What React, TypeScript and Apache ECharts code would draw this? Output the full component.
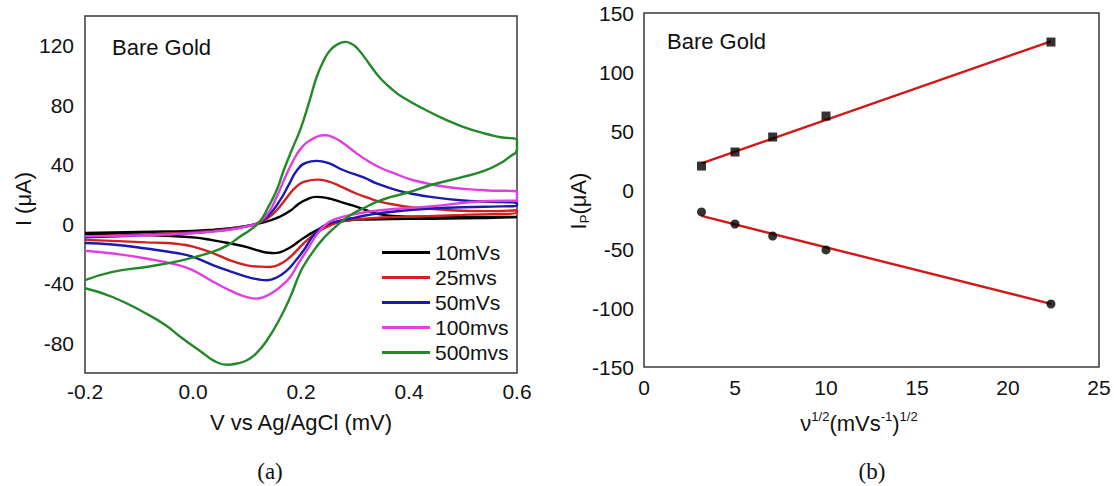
import React, { useEffect, useRef } from "react";
import * as echarts from "echarts";

// ---- Panel (a): cyclic voltammograms, [potential (V), current (µA)] ----
const SCAN_LABELS = ["10mVs", "25mvs", "50mVs", "100mvs", "500mvs"];

const cv10: number[][] = [
  [-0.2, -5.8], [-0.15, -5.5], [-0.1, -5.2], [-0.05, -4.9], [0.0, -4.5], [0.04, -3.6], [0.07, -2.6],
  [0.1, -1.2], [0.12, 0.3], [0.14, 2.2], [0.16, 4.9], [0.18, 9], [0.195, 13.5], [0.21, 16.6], [0.228, 18.4],
  [0.25, 17.5], [0.272, 15.2], [0.29, 13.2], [0.31, 10.8], [0.33, 8.2], [0.35, 6.5], [0.38, 5.4], [0.42, 5],
  [0.5, 4.9], [0.6, 4.9],
  [0.6, 4.5], [0.5, 4], [0.4, 3.6], [0.32, 3.2], [0.285, 2.5], [0.26, 0.6], [0.24, -2], [0.22, -5.8],
  [0.2, -10.5], [0.186, -14.2], [0.174, -16.8], [0.163, -18.6], [0.152, -19.4], [0.14, -19.2],
  [0.128, -18.4], [0.115, -17], [0.1, -15.4], [0.07, -13], [0.038, -10.8], [0.0, -8.8], [-0.05, -7.8],
  [-0.1, -7.1], [-0.15, -6.7], [-0.2, -6.5],
];

const cv25: number[][] = [
  [-0.2, -8.2], [-0.15, -7.6], [-0.1, -7], [-0.05, -6.3], [0.0, -5.5], [0.04, -4.3], [0.07, -3],
  [0.1, -1.2], [0.12, 0.6], [0.14, 4.5], [0.155, 9.4], [0.175, 18.5], [0.192, 25.5], [0.21, 29], [0.23, 30],
  [0.25, 28.8], [0.273, 25.5], [0.3, 21], [0.322, 18], [0.347, 15], [0.38, 12.8], [0.41, 11.2], [0.47, 9.6],
  [0.54, 8.8], [0.6, 9.4],
  [0.6, 8], [0.5, 6.3], [0.42, 5.2], [0.347, 4.5], [0.3, 3.2], [0.27, 1.5], [0.25, -1.5], [0.23, -5.5],
  [0.211, -10.8], [0.195, -16.5], [0.18, -22], [0.16, -27], [0.143, -28.7], [0.125, -28.5], [0.1, -27.6],
  [0.07, -24.5], [0.038, -19.5], [0.0, -15], [-0.023, -13.5], [-0.05, -12.6], [-0.087, -12.2],
  [-0.15, -11.2], [-0.2, -10.5],
];

const cv50: number[][] = [
  [-0.2, -8.8], [-0.15, -8.2], [-0.1, -7.5], [-0.05, -6.8], [0.0, -6], [0.04, -4.6], [0.07, -3.3],
  [0.1, -1.3], [0.12, 0.8], [0.14, 6], [0.161, 16], [0.178, 27], [0.192, 36], [0.21, 41.5], [0.229, 42.6],
  [0.25, 41.2], [0.279, 36.3], [0.316, 31.5], [0.34, 27.4], [0.377, 23], [0.41, 20.2], [0.44, 18.4],
  [0.5, 16], [0.54, 15.2], [0.6, 14],
  [0.6, 12.6], [0.54, 11.8], [0.44, 10.6], [0.347, 7.5], [0.3, 4.5], [0.265, 1.8], [0.245, -0.5],
  [0.232, -4], [0.22, -9], [0.205, -17.5], [0.19, -24.5], [0.174, -31], [0.155, -35.8], [0.137, -37.6],
  [0.12, -37], [0.1, -35.4], [0.07, -31.8], [0.038, -27.6], [0.0, -22], [-0.025, -19.7], [-0.087, -16.3],
  [-0.149, -13.6], [-0.2, -12.6],
];

const cv100: number[][] = [
  [-0.2, -8], [-0.15, -7.8], [-0.1, -7.5], [-0.05, -6.9], [0.0, -6], [0.04, -4.8], [0.07, -3.5],
  [0.1, -1.4], [0.12, 1], [0.14, 8], [0.155, 18.4], [0.17, 31], [0.186, 43], [0.2, 51], [0.217, 56.5],
  [0.245, 59.8], [0.262, 58], [0.279, 54.3], [0.3, 48.5], [0.322, 43], [0.347, 38], [0.371, 34.5],
  [0.408, 29.6], [0.47, 25], [0.54, 22.9], [0.6, 21.7],
  [0.6, 16], [0.54, 15.5], [0.439, 12], [0.347, 9.4], [0.3, 6.8], [0.262, 3.2], [0.245, -0.5],
  [0.228, -7.5], [0.211, -17.5], [0.195, -26.5], [0.18, -35.4], [0.165, -41], [0.149, -45.5],
  [0.132, -48.8], [0.118, -50], [0.1, -49], [0.081, -46.6], [0.06, -43], [0.038, -38.8], [0.0, -31],
  [-0.025, -27.6], [-0.087, -23], [-0.149, -19.7], [-0.2, -17.8],
];

const cv500: number[][] = [
  [-0.2, -37.6], [-0.149, -32], [-0.087, -28.7], [-0.025, -24.6], [0.036, -18.6], [0.065, -14],
  [0.086, -8.5], [0.105, -4], [0.123, 1.5], [0.14, 12], [0.155, 23], [0.168, 36.3], [0.183, 50],
  [0.199, 64], [0.215, 82], [0.229, 99], [0.242, 110], [0.254, 117], [0.268, 121], [0.282, 122.6],
  [0.295, 121], [0.305, 118], [0.318, 112], [0.334, 104], [0.35, 97], [0.371, 90], [0.39, 85],
  [0.43, 77], [0.47, 70], [0.5, 65.5], [0.54, 61], [0.57, 58.5], [0.6, 56.5],
  [0.6, 50.5], [0.585, 45], [0.569, 41], [0.54, 36], [0.5, 31.8], [0.439, 26.2], [0.4, 21.5],
  [0.365, 18.2], [0.34, 15], [0.316, 10.8], [0.3, 8], [0.285, 4.6], [0.27, 0.3], [0.254, -5],
  [0.238, -11], [0.223, -18], [0.21, -25], [0.199, -32], [0.18, -49], [0.16, -64], [0.137, -78],
  [0.118, -86.5], [0.1, -91.4], [0.08, -93.8], [0.063, -94.5], [0.04, -92], [0.02, -87], [-0.023, -75.8],
  [-0.05, -68], [-0.087, -60], [-0.149, -48.9], [-0.2, -43],
];

const CV_CURVES = [cv10, cv25, cv50, cv100, cv500];

// ---- Panel (b): peak current vs square root of scan rate ----
const SQRT_RATE = [3.16, 5, 7.07, 10, 22.36];
const IP_ANODIC = [20.3, 32.2, 44.9, 62.7, 125.4];
const IP_CATHODIC = [-18.6, -28.8, -39, -50.8, -96.6];
const FIT_X = [3.16, 22.36];
const FIT_ANODIC = [22.6, 126];
const FIT_CATHODIC = [-22, -96.5];

const COLORS = ["#000000", "#d42020", "#1a1ab0", "#e03ee0", "#23882a"];
const FONT = "Liberation Sans, Arial, sans-serif";
const SERIF = "Liberation Serif, Times New Roman, serif";
const TXT = "#111111";

export default function App() {
  const ref = useRef<HTMLDivElement>(null);

  useEffect(() => {
    if (!ref.current) return;
    const chart = echarts.init(ref.current, undefined, { renderer: "svg" });

    const cvSeries = CV_CURVES.map((d, i) => ({
      type: "line",
      name: SCAN_LABELS[i],
      xAxisIndex: 0,
      yAxisIndex: 0,
      data: d,
      symbol: "none",
      showSymbol: false,
      smooth: 0.5,
      lineStyle: { width: 2.4, color: COLORS[i] },
      itemStyle: { color: COLORS[i] },
      z: 2 + i,
    }));

    const zip = (xs: number[], ys: number[]) => xs.map((x, i) => [x, ys[i]]);

    const option: any = {
      animation: false,
      textStyle: { fontFamily: FONT },
      grid: [
        { left: 85, top: 16, width: 432, height: 357, show: true, borderColor: "#3a3a3a", borderWidth: 1.5, backgroundColor: "transparent" },
        { left: 644, top: 13, width: 455, height: 354, show: true, borderColor: "#3a3a3a", borderWidth: 1.5, backgroundColor: "transparent" },
      ],
      xAxis: [
        {
          type: "value", gridIndex: 0, min: -0.2, max: 0.6, interval: 0.2,
          axisLine: { show: false }, axisTick: { show: false }, splitLine: { show: false },
          axisLabel: {
            fontSize: 21, color: TXT, fontFamily: FONT, margin: 8,
            formatter: (v: number) => (Math.abs(v) < 1e-9 ? 0 : v).toFixed(1),
          },
        },
        {
          type: "value", gridIndex: 1, min: 0, max: 25, interval: 5,
          axisLine: { show: false }, axisTick: { show: false }, splitLine: { show: false },
          axisLabel: { fontSize: 21, color: TXT, fontFamily: FONT, margin: 10 },
        },
      ],
      yAxis: [
        {
          type: "value", gridIndex: 0, min: -100, max: 140, interval: 20,
          axisLine: { show: false }, axisTick: { show: false }, splitLine: { show: false },
          axisLabel: {
            fontSize: 21, color: TXT, fontFamily: FONT, margin: 11,
            formatter: (v: number) => (Math.round(v) % 40 === 0 ? String(Math.round(v)) : ""),
          },
        },
        {
          type: "value", gridIndex: 1, min: -150, max: 150, interval: 50,
          axisLine: { show: false }, axisTick: { show: false }, splitLine: { show: false },
          axisLabel: { fontSize: 21, color: TXT, fontFamily: FONT, margin: 10 },
        },
      ],
      legend: {
        data: SCAN_LABELS,
        orient: "vertical",
        left: 382,
        top: 242,
        padding: 0,
        itemWidth: 48,
        itemHeight: 3,
        itemGap: 4,
        icon: "rect",
        selectedMode: false,
        textStyle: { fontSize: 21, lineHeight: 21, color: TXT, fontFamily: FONT },
      },
      series: [
        ...cvSeries,
        {
          type: "line", name: "fitA", xAxisIndex: 1, yAxisIndex: 1,
          data: zip(FIT_X, FIT_ANODIC), symbol: "none",
          lineStyle: { width: 2.4, color: "#d01818" }, z: 2,
        },
        {
          type: "line", name: "fitC", xAxisIndex: 1, yAxisIndex: 1,
          data: zip(FIT_X, FIT_CATHODIC), symbol: "none",
          lineStyle: { width: 2.4, color: "#d01818" }, z: 2,
        },
        {
          type: "scatter", name: "Ipa", xAxisIndex: 1, yAxisIndex: 1,
          data: zip(SQRT_RATE, IP_ANODIC), symbol: "rect", symbolSize: 9,
          itemStyle: { color: "#000000" }, z: 3,
        },
        {
          type: "scatter", name: "Ipc", xAxisIndex: 1, yAxisIndex: 1,
          data: zip(SQRT_RATE, IP_CATHODIC), symbol: "circle", symbolSize: 9,
          itemStyle: { color: "#000000" }, z: 3,
        },
      ],
      graphic: [
        { type: "text", x: 112, y: 47, style: { text: "Bare Gold", fontSize: 22, fontFamily: FONT, fill: TXT, verticalAlign: "middle" } },
        { type: "text", x: 667, y: 41, style: { text: "Bare Gold", fontSize: 22, fontFamily: FONT, fill: TXT, verticalAlign: "middle" } },
        { type: "text", x: 301, y: 422, style: { text: "V vs Ag/AgCl (mV)", fontSize: 22, fontFamily: FONT, fill: TXT, align: "center", verticalAlign: "middle" } },
        {
          type: "text", x: 859, y: 423,
          style: {
            text: "{n|ν}{s|1/2}{n|(mVs}{s|-1}{n|)}{s|1/2}",
            align: "center", verticalAlign: "middle", fill: TXT, fontFamily: FONT,
            rich: {
              n: { fontSize: 22, lineHeight: 26, fontFamily: FONT, fill: TXT },
              s: { fontSize: 13, lineHeight: 26, fontFamily: FONT, fill: TXT, verticalAlign: "top", padding: [0, 0, 10, 0] },
            },
          },
        },
        { type: "text", x: 23, y: 199, rotation: Math.PI / 2, style: { text: "I (μA)", fontSize: 22, fontFamily: FONT, fill: TXT, align: "center", verticalAlign: "middle" } },
        {
          type: "text", x: 578, y: 201, rotation: Math.PI / 2,
          style: {
            text: "{n|I}{s|P}{n|(μA)}",
            align: "center", verticalAlign: "middle", fill: TXT, fontFamily: FONT,
            rich: {
              n: { fontSize: 22, lineHeight: 26, fontFamily: FONT, fill: TXT },
              s: { fontSize: 13, lineHeight: 26, fontFamily: FONT, fill: TXT, verticalAlign: "bottom", padding: [8, 0, 0, 0] },
            },
          },
        },
        { type: "text", x: 270, y: 471, style: { text: "(a)", fontSize: 23, fontFamily: SERIF, fill: TXT, align: "center", verticalAlign: "middle" } },
        { type: "text", x: 872, y: 471, style: { text: "(b)", fontSize: 23, fontFamily: SERIF, fill: TXT, align: "center", verticalAlign: "middle" } },
      ],
    };

    chart.setOption(option);
    return () => chart.dispose();
  }, []);

  return (
    <div
      ref={ref}
      style={{ position: "absolute", left: 0, top: 0, width: 1114, height: 486, background: "#ffffff" }}
    />
  );
}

■ **AIM**: Lines that hold the word "React" are the ones to return, every one of them.

■ **RESULT OF THE TASK**:
What React, TypeScript and Apache ECharts code would draw this? Output the full component.
import React, { useEffect, useRef } from "react";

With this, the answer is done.